* **REQUIRED WORK**
Copy the data below exactly, omitting any picture it contains.

* **DATA SHOWN**
BEGIN

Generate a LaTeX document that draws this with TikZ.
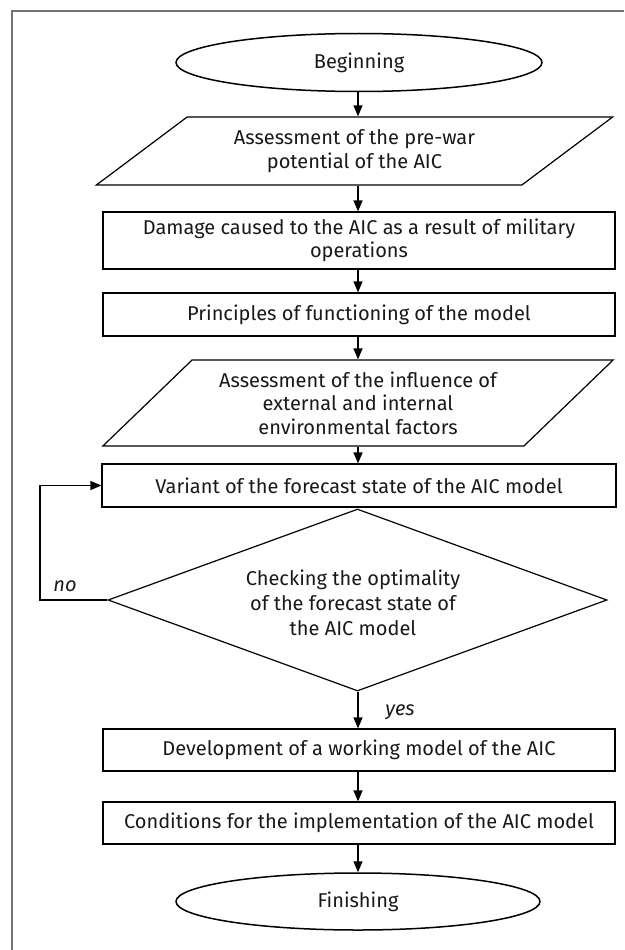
\documentclass[tikz,border=0pt]{standalone}
\usepackage{fontspec}
\setmainfont{Fira Sans}
\usetikzlibrary{arrows.meta,shapes.geometric}
\begin{document}
\begin{tikzpicture}[x=1pt,y=-1pt,
  every node/.style={font=\fontsize{20}{23.5}\selectfont, text=black!90, align=center, inner sep=0pt},
  shp/.style={draw=black, line width=1.2pt},
  stepbox/.style={shp, rectangle, minimum width=512pt, minimum height=43pt},
  oval/.style={shp, ellipse, line width=1.5pt, minimum width=366pt, minimum height=58pt},
  para/.style={shp, trapezium, trapezium stretches=true},
  decide/.style={shp, diamond, minimum width=499pt, minimum height=182pt},
  arr/.style={line width=1.3pt, -{Triangle[length=11pt,width=9pt]}},
  frame/.style={draw=black!55, line width=1.2pt},
  lbl/.style={font=\fontsize{20}{22}\selectfont\itshape}
]
\useasboundingbox (0,0) rectangle (624,950);
\draw[frame] (624,11) -- (12,11) -- (12,950);

\node[oval] (b) at (359,62.5) {Beginning};
\node[para, trapezium left angle=33.2, trapezium right angle=146.8,
      minimum width=517pt, minimum height=68pt] (p1) at (354.5,151) {Assessment of the pre-war\\potential of the AIC};
\node[stepbox, minimum height=57pt] (dm) at (359,240.5) {Damage caused to the AIC as a result of military\\operations};
\node[stepbox] (pr) at (359,314.5) {Principles of functioning of the model};
\node[para, trapezium left angle=40.1, trapezium right angle=139.9,
      minimum width=512pt, minimum height=86pt] (p2) at (358,403) {Assessment of the influence of\\external and internal\\environmental factors};
\node[stepbox, minimum width=514pt] (v) at (359,485.5) {Variant of the forecast state of the AIC model};
\node[decide] (d) at (357.5,600) {};
\node[font=\fontsize{20}{25}\selectfont] (dt) at (353,603) {Checking the optimality\\of the forecast state of\\the AIC model};
\node[stepbox, minimum height=42pt] (dev) at (359,750) {Development of a working model of the AIC};
\node[stepbox, minimum height=42pt] (c) at (359,823) {Conditions for the implementation of the AIC model};
\node[oval, minimum height=57pt, minimum width=364pt] (f) at (358,901.5) {Finishing};

\coordinate (lx) at (40,0);
\node[lbl] (no) at (65,586) {no};
\node[lbl] (yes) at (400,712) {yes};

\draw[arr] (b.south -| 358,0) -- (358,0 |- p1.north);
\draw[arr] (p1.south -| 358,0) -- (358,0 |- dm.north);
\draw[arr] (dm.south -| 358,0) -- (358,0 |- pr.north);
\draw[arr] (pr.south -| 358,0) -- (358,0 |- p2.north);
\draw[arr] (p2.south -| 358,0) -- (358,0 |- v.north);
\draw[arr] (d.south -| 358,0) -- (358,0 |- dev.north);
\draw[arr] (dev.south -| 358,0) -- (358,0 |- c.north);
\draw[arr] (c.south -| 358,0) -- (358,0 |- f.north);
\draw[arr] (d.west) -- (d.west -| lx) |- (v.west);
\end{tikzpicture}
\end{document}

END

* **COMPLETED EXERCISE**
Generate a LaTeX document that draws this with TikZ.
\documentclass[tikz,border=0pt]{standalone}
\usepackage{fontspec}
\setmainfont{Fira Sans}
\usetikzlibrary{arrows.meta,shapes.geometric}
\begin{document}
\begin{tikzpicture}[x=1pt,y=-1pt,
  every node/.style={font=\fontsize{20}{23.5}\selectfont, text=black!90, align=center, inner sep=0pt},
  shp/.style={draw=black, line width=1.2pt},
  stepbox/.style={shp, rectangle, minimum width=512pt, minimum height=43pt},
  oval/.style={shp, ellipse, line width=1.5pt, minimum width=366pt, minimum height=58pt},
  para/.style={shp, trapezium, trapezium stretches=true},
  decide/.style={shp, diamond, minimum width=499pt, minimum height=182pt},
  arr/.style={line width=1.3pt, -{Triangle[length=11pt,width=9pt]}},
  frame/.style={draw=black!55, line width=1.2pt},
  lbl/.style={font=\fontsize{20}{22}\selectfont\itshape}
]
\useasboundingbox (0,0) rectangle (624,950);
\draw[frame] (624,11) -- (12,11) -- (12,950);

\node[oval] (b) at (359,62.5) {Beginning};
\node[para, trapezium left angle=33.2, trapezium right angle=146.8,
      minimum width=517pt, minimum height=68pt] (p1) at (354.5,151) {Assessment of the pre-war\\potential of the AIC};
\node[stepbox, minimum height=57pt] (dm) at (359,240.5) {Damage caused to the AIC as a result of military\\operations};
\node[stepbox] (pr) at (359,314.5) {Principles of functioning of the model};
\node[para, trapezium left angle=40.1, trapezium right angle=139.9,
      minimum width=512pt, minimum height=86pt] (p2) at (358,403) {Assessment of the influence of\\external and internal\\environmental factors};
\node[stepbox, minimum width=514pt] (v) at (359,485.5) {Variant of the forecast state of the AIC model};
\node[decide] (d) at (357.5,600) {};
\node[font=\fontsize{20}{25}\selectfont] (dt) at (353,603) {Checking the optimality\\of the forecast state of\\the AIC model};
\node[stepbox, minimum height=42pt] (dev) at (359,750) {Development of a working model of the AIC};
\node[stepbox, minimum height=42pt] (c) at (359,823) {Conditions for the implementation of the AIC model};
\node[oval, minimum height=57pt, minimum width=364pt] (f) at (358,901.5) {Finishing};

\coordinate (lx) at (40,0);
\node[lbl] (no) at (65,586) {no};
\node[lbl] (yes) at (400,712) {yes};

\draw[arr] (b.south -| 358,0) -- (358,0 |- p1.north);
\draw[arr] (p1.south -| 358,0) -- (358,0 |- dm.north);
\draw[arr] (dm.south -| 358,0) -- (358,0 |- pr.north);
\draw[arr] (pr.south -| 358,0) -- (358,0 |- p2.north);
\draw[arr] (p2.south -| 358,0) -- (358,0 |- v.north);
\draw[arr] (d.south -| 358,0) -- (358,0 |- dev.north);
\draw[arr] (dev.south -| 358,0) -- (358,0 |- c.north);
\draw[arr] (c.south -| 358,0) -- (358,0 |- f.north);
\draw[arr] (d.west) -- (d.west -| lx) |- (v.west);
\end{tikzpicture}
\end{document}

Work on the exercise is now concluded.